The silent treatment is a refusal to communicate verbally with another person. People who use the silent treatment may even refuse to acknowledge the presence of the other person. If a person uses silence to punish someone or to exert control or power over them, it is a form of emotional abuse. Using the silent treatment is not always a productive way to deal with a disagreement. Research indicates that both men and women use the silent treatment in relationships. However, clear and direct communication is essential for healthy relationships. Using the silent treatment prevents people from helpfully resolving their conflicts.
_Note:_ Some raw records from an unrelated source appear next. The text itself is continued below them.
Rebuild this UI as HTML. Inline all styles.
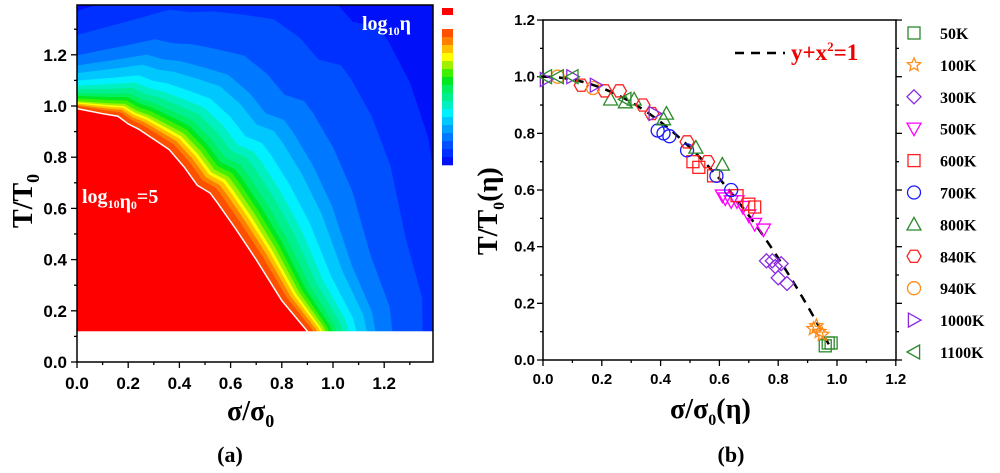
<!DOCTYPE html>
<html><head><meta charset="utf-8"><style>
html,body{margin:0;padding:0;background:#fff;width:1000px;height:473px;overflow:hidden}
svg{display:block}
.tk{font-family:"Liberation Sans",sans-serif;font-weight:bold;font-size:15px;fill:#000}
.tka{font-family:"Liberation Sans",sans-serif;font-weight:bold;font-size:17px;fill:#000}
.ser{font-family:"Liberation Serif",serif;font-weight:bold;fill:#000}
</style></head><body>
<svg id="root" width="1000" height="473" viewBox="0 0 1000 473">
<defs><clipPath id="clipA"><rect x="77" y="5" width="356" height="357"/></clipPath></defs>
<g id="panelA"></g>
<g id="panelB"></g>
</svg>
<script>
// ---- Panel (a) data ----
const boundaryX = [0, 0.1, 0.16, 0.2, 0.24, 0.3, 0.36, 0.42, 0.47, 0.52, 0.55, 0.62, 0.7, 0.8, 0.9, 0.96];
const boundaryY = [0.99, 0.97, 0.96, 0.93, 0.91, 0.87, 0.83, 0.76, 0.69, 0.66, 0.62, 0.52, 0.40, 0.24, 0.12, 0.02];
const levelSy = [1.385,1.29,1.21,1.17,1.14,1.11,1.09,1.075,1.06,1.05,1.04,1.03,1.025,1.02,1.015,1.01,1.0];
const levelSx = [1.5,1.39,1.28,1.22,1.19,1.155,1.13,1.11,1.09,1.075,1.065,1.055,1.045,1.038,1.028,1.017,1.0];
const levelColors = ['#0030ff','#0050ff','#0078ff','#00a0ff','#00c8ff','#00f0ff','#00f0c0','#00f090','#00f060','#00e820','#40f000','#a0f000','#ffff00','#ffc000','#ff8000','#ff5000','#ff0000'];
const aTicks = [0,0.2,0.4,0.6,0.8,1.0,1.2];
const aTickLabels = ['0.0','0.2','0.4','0.6','0.8','1.0','1.2'];
// ---- Panel (b) data ----
const seriesNames = ['50K','100K','300K','500K','600K','700K','800K','840K','940K','1000K','1100K'];
const seriesShapes = ['square','star','diamond','tridown','square','circle','triup','hexagon','circle','triright','trileft'];
const seriesColors = ['#2a8a2a','#ff8c1a','#8a2be2','#ff00ff','#ff2020','#1a1aff','#2a8a2a','#ff2020','#ff8c1a','#8a2be2','#2a8a2a'];
const s50x=[0.96,0.97,0.98], s50y=[0.05,0.06,0.06];
const s100x=[0.92,0.93,0.94,0.95], s100y=[0.11,0.12,0.10,0.09];
const s300x=[0.76,0.78,0.79,0.81,0.80,0.83], s300y=[0.35,0.35,0.33,0.34,0.29,0.27];
const s500x=[0.61,0.62,0.64,0.66,0.68,0.70,0.72,0.75], s500y=[0.58,0.57,0.56,0.56,0.54,0.51,0.48,0.46];
const s600x=[0.51,0.53,0.58,0.66,0.70,0.72], s600y=[0.70,0.68,0.65,0.58,0.55,0.54];
const s700x=[0.39,0.41,0.43,0.49,0.59,0.64], s700y=[0.81,0.80,0.79,0.74,0.65,0.60];
const s800x=[0.23,0.28,0.31,0.41,0.42,0.52,0.61], s800y=[0.92,0.91,0.92,0.85,0.87,0.75,0.69];
const s840x=[0.13,0.21,0.26,0.34,0.37,0.49,0.56], s840y=[0.97,0.95,0.95,0.90,0.87,0.77,0.70];
const s940x=[0.05,0.17], s940y=[1.0,0.96];
const s1000x=[0.01,0.10,0.18,0.38], s1000y=[0.99,1.0,0.97,0.87];
const s1100x=[0.01,0.05,0.10,0.28], s1100y=[1.0,1.0,1.0,0.92];
const seriesX=[s50x,s100x,s300x,s500x,s600x,s700x,s800x,s840x,s940x,s1000x,s1100x];
const seriesY=[s50y,s100y,s300y,s500y,s600y,s700y,s800y,s840y,s940y,s1000y,s1100y];
const bTicks=[0,0.2,0.4,0.6,0.8,1.0,1.2];
const bTickLabels=['0.0','0.2','0.4','0.6','0.8','1.0','1.2'];

const NS='http://www.w3.org/2000/svg';
function mk(tag,attrs,parent,txt){const e=document.createElementNS(NS,tag);for(const k in attrs)e.setAttribute(k,attrs[k]);if(txt!==undefined)e.textContent=txt;parent.appendChild(e);return e;}

// Panel A
const A=document.getElementById('panelA');
const ax=v=>77+v*256, ay=v=>362-v*256;
const cont=mk('g',{'clip-path':'url(#clipA)'},A);


let bg=mk('rect',{x:77,y:5,width:356,height:357,fill:'#0010f8'},cont);


levelSx.forEach((sx,i)=>{
  const sy=levelSy[i], k=(sx-1)*2.3;
  let pts=[[ax(0),ay(0)]];
  boundaryX.forEach((x,j)=>{
    const y=boundaryY[j], b=k*x*y;
    pts.push([ax(x*sx+b),ay(y*sy+b)]);
  });
  pts.push([ax(boundaryX[boundaryX.length-1]*sx),ay(0)]);
  const p=mk('polygon',{points:pts.map(q=>q.join(',')).join(' '),fill:levelColors[i]},cont);
  
  
});
let wl=mk('polyline',{points:boundaryX.map((x,j)=>ax(x)+','+ay(boundaryY[j])).join(' '),fill:'none',stroke:'#fff','stroke-width':1.5},cont);


let wr=mk('rect',{x:77,y:ay(0.12),width:356,height:362-ay(0.12),fill:'#fff'},cont);


let fa=mk('rect',{x:77,y:5,width:356,height:357,fill:'none',stroke:'#000','stroke-width':1.5},A);


for(let v=0;v<=1.39;v+=0.1){
  const big=Math.round(v*10)%2===0;
  mk('line',{x1:ax(v),x2:ax(v),y1:362,y2:362+(big?6:3),stroke:'#000','stroke-width':1.3},A);
  mk('line',{x1:77,x2:77-(big?6:3),y1:ay(v),y2:ay(v),stroke:'#000','stroke-width':1.3},A);
}
aTicks.forEach((v,i)=>{
  let t=mk('text',{x:ax(v),y:389,'text-anchor':'middle',class:'tka'},A,aTickLabels[i]);
  
  let u=mk('text',{x:67,y:ay(v)+6,'text-anchor':'end',class:'tka'},A,aTickLabels[i]);
  
});
let cb=mk('g',{},A);
mk('rect',{x:442,y:8,width:11,height:7,fill:'#ff0000'},cb);
const cbCols=['#0010f8'].concat(levelColors.slice(0,16));
for(let i=0;i<17;i++){mk('rect',{x:442,y:29+i*8,width:11,height:8.3,fill:cbCols[16-i]},cb);}
let t1=mk('text',{x:362,y:30,class:'ser','font-size':'20px',fill:'#fff'},A);
t1.innerHTML='<tspan fill="#fff">log</tspan><tspan fill="#fff" font-size="12" dy="5">10</tspan><tspan fill="#fff" dy="-5">η</tspan>';

let t2=mk('text',{x:82,y:203,class:'ser','font-size':'20px'},A);
t2.innerHTML='<tspan fill="#fff">log</tspan><tspan fill="#fff" font-size="12" dy="5">10</tspan><tspan fill="#fff">η</tspan><tspan fill="#fff" font-size="12" dy="1">0</tspan><tspan fill="#fff" dy="-6">=5</tspan>';

let xa=mk('text',{x:227,y:420,class:'ser','font-size':'28px'},A);
xa.innerHTML='σ/σ<tspan font-size="18" dy="7">0</tspan>';

let ya=mk('text',{x:0,y:0,class:'ser','font-size':'28px',transform:'translate(32,228) rotate(-90)'},A);
ya.innerHTML='T/T<tspan font-size="18" dy="7">0</tspan>';

let la=mk('text',{x:230,y:462,'text-anchor':'middle',class:'ser','font-size':'22px'},A,'(a)');


// Panel B
const B=document.getElementById('panelB');
const bx=v=>543+v*294, by=v=>360-v*283.3;
let fb=mk('rect',{x:543,y:20,width:353,height:340,fill:'none',stroke:'#000','stroke-width':1.5},B);

for(let k=0;k<=12;k++){const v=k/10,big=k%2===0;
  mk('line',{x1:bx(v),x2:bx(v),y1:360,y2:360+(big?6:3),stroke:'#000','stroke-width':1.3},B);
  mk('line',{x1:543,x2:543-(big?6:3),y1:by(v),y2:by(v),stroke:'#000','stroke-width':1.3},B);
  mk('line',{x1:896,x2:896+(big?6:3),y1:by(v),y2:by(v),stroke:'#000','stroke-width':1.3},B);
}
bTicks.forEach((v,i)=>{
  let t=mk('text',{x:bx(v),y:384,'text-anchor':'middle',class:'tk'},B,bTickLabels[i]);
  
  let u=mk('text',{x:535,y:by(v)+5,'text-anchor':'end',class:'tk'},B,bTickLabels[i]);
  
});
let cp=[];for(let x=0;x<=0.985;x+=0.01)cp.push(bx(x)+','+by(1-x*x));
let fit=mk('polyline',{points:cp.join(' '),fill:'none',stroke:'#000','stroke-width':2.5,'stroke-dasharray':'9,7'},B);

function marker(shape,cx,cy,col,g){
  const r=7;let e;
  const poly=pts=>mk('polygon',{points:pts.map(p=>(cx+p[0])+','+(cy+p[1])).join(' '),fill:'none',stroke:col,'stroke-width':1.3},g);
  if(shape==='square')e=mk('rect',{x:cx-6,y:cy-6,width:12,height:12,fill:'none',stroke:col,'stroke-width':1.3},g);
  else if(shape==='circle')e=mk('circle',{cx,cy,r:6.5,fill:'none',stroke:col,'stroke-width':1.3},g);
  else if(shape==='diamond')e=poly([[0,-r],[r,0],[0,r],[-r,0]]);
  else if(shape==='triup')e=poly([[0,-r],[r,r*0.8],[-r,r*0.8]]);
  else if(shape==='tridown')e=poly([[0,r],[r,-r*0.8],[-r,-r*0.8]]);
  else if(shape==='triright')e=poly([[r,0],[-r*0.8,-r],[-r*0.8,r]]);
  else if(shape==='trileft')e=poly([[-r,0],[r*0.8,-r],[r*0.8,r]]);
  else if(shape==='hexagon'){let p=[];for(let k=0;k<6;k++){const a=Math.PI/3*k;p.push([r*Math.cos(a),r*Math.sin(a)]);}e=poly(p);}
  else if(shape==='star'){let p=[];for(let k=0;k<10;k++){const a=-Math.PI/2+Math.PI/5*k,rr=k%2?r*0.45:r;p.push([rr*Math.cos(a),rr*Math.sin(a)]);}e=poly(p);}
  return e;
}
seriesNames.forEach((nm,i)=>{
  const g=mk('g',{},B);
  
  
  seriesX[i].forEach((x,j)=>{
    const m=marker(seriesShapes[i],bx(x),by(seriesY[i][j]),seriesColors[i],g);
    
    
  });
  const lg=mk('g',{},B);
  
  
  const ly=33+i*31.9;
  marker(seriesShapes[i],914,ly,seriesColors[i],lg);
  mk('text',{x:940,y:ly+6,class:'ser','font-size':'16px'},lg,nm);
});
let ld=mk('line',{x1:735,x2:785,y1:53,y2:53,stroke:'#000','stroke-width':2.5,'stroke-dasharray':'9,7'},B);

let lt=mk('text',{x:791,y:60,class:'ser','font-size':'23px',fill:'#ee0000'},B);
lt.innerHTML='<tspan fill="#ee0000">y+x</tspan><tspan fill="#ee0000" font-size="13" dy="-9">2</tspan><tspan fill="#ee0000" dy="9">=1</tspan>';

let xb=mk('text',{x:670,y:418,class:'ser','font-size':'28px'},B);
xb.innerHTML='σ/σ<tspan font-size="16" dy="7">0</tspan><tspan dy="-7">(η)</tspan>';

let yb=mk('text',{x:0,y:0,class:'ser','font-size':'28px',transform:'translate(497,255) rotate(-90)'},B);
yb.innerHTML='T/T<tspan font-size="16" dy="7">0</tspan><tspan dy="-7">(η)</tspan>';

let lb=mk('text',{x:731,y:462,'text-anchor':'middle',class:'ser','font-size':'22px'},B,'(b)');

</script>
</body></html>
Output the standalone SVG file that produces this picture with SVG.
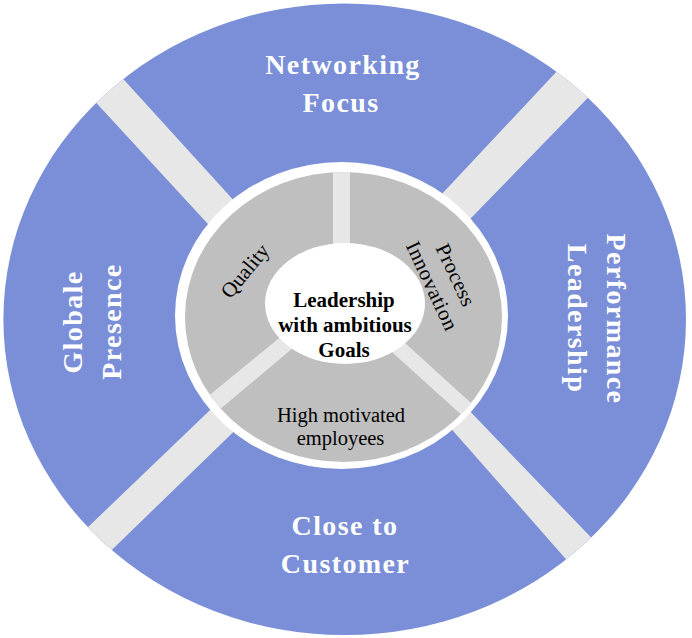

A person may be using silence in an abusive way if:
- They intend to hurt another person with their silence
- The silence lasts for extended periods
- The silence only ends when they decide it does
- They talk to other people, but not their partner
- They seek alliances from others
- They use silence to blame their partner and make them feel guilty
- They use silence to manipulate or “improve” their partner, or to pressure them to change their behaviour
In addition to the silent treatment, a person might use other types of emotional abuse to control their partner, such as:
- Monitoring their activities
- Deciding what they wear, eat, or drink
- solating them from their family and friends
- Controlling all their finances and spending
- Controlling their daily routine and activities
- Humiliating them in front of others or on social media
- Using intimidating behaviour, threatening them, or giving them ultimatums
- Threatening to harm themselves, pets, or loved ones
- Gaslighting them - questioning their sanity
- Withholding affection, such as sexual activity
- Guilt-tripping them
Over time, emotional abuse often escalates to physical violence. Emotional abuse is a way to control another person by using emotions to criticise, embarrass, shame, blame, or otherwise manipulate them. In general, a relationship is emotionally abusive when there is a consistent pattern of abusive words and bullying behaviours that wear down the victim’s self-esteem and undermine their mental health.
Mind Games are deliberate attempts to psychologically manipulate someone. They are covert, coercive, manipulative intentions masked by innocent-sounding communication. The mind Game language is designed to confuse and keep the victim from guessing the perpetrator’s true aim. Mind Games are especially powerful when the victim trusts the perpetrator and believes both their roles in the relationship are well defined and socially ‘normal.’
Domestic abuse is defined as an incident or pattern of incidents of controlling, coercive, threatening, degrading and violent behaviour, including sexual violence, in the majority of cases by a partner or ex-partner, but also by a family member or carer. It is very common. In many cases, it is experienced by women and is perpetrated by men.
Domestic abuse can include, but is not limited to, the following:
- Coercive control (a pattern of intimidation, degradation, isolation and control with the use or threat of physical or sexual violence)
- Psychological and emotional abuse
- Physical or sexual abuse
- Financial or economic abuse
- Harassment and stalking
- Online or digital abuse
Witnessing domestic abuse by a child is child abuse. Many children exposed to violence in the home are also victims of physical abuse.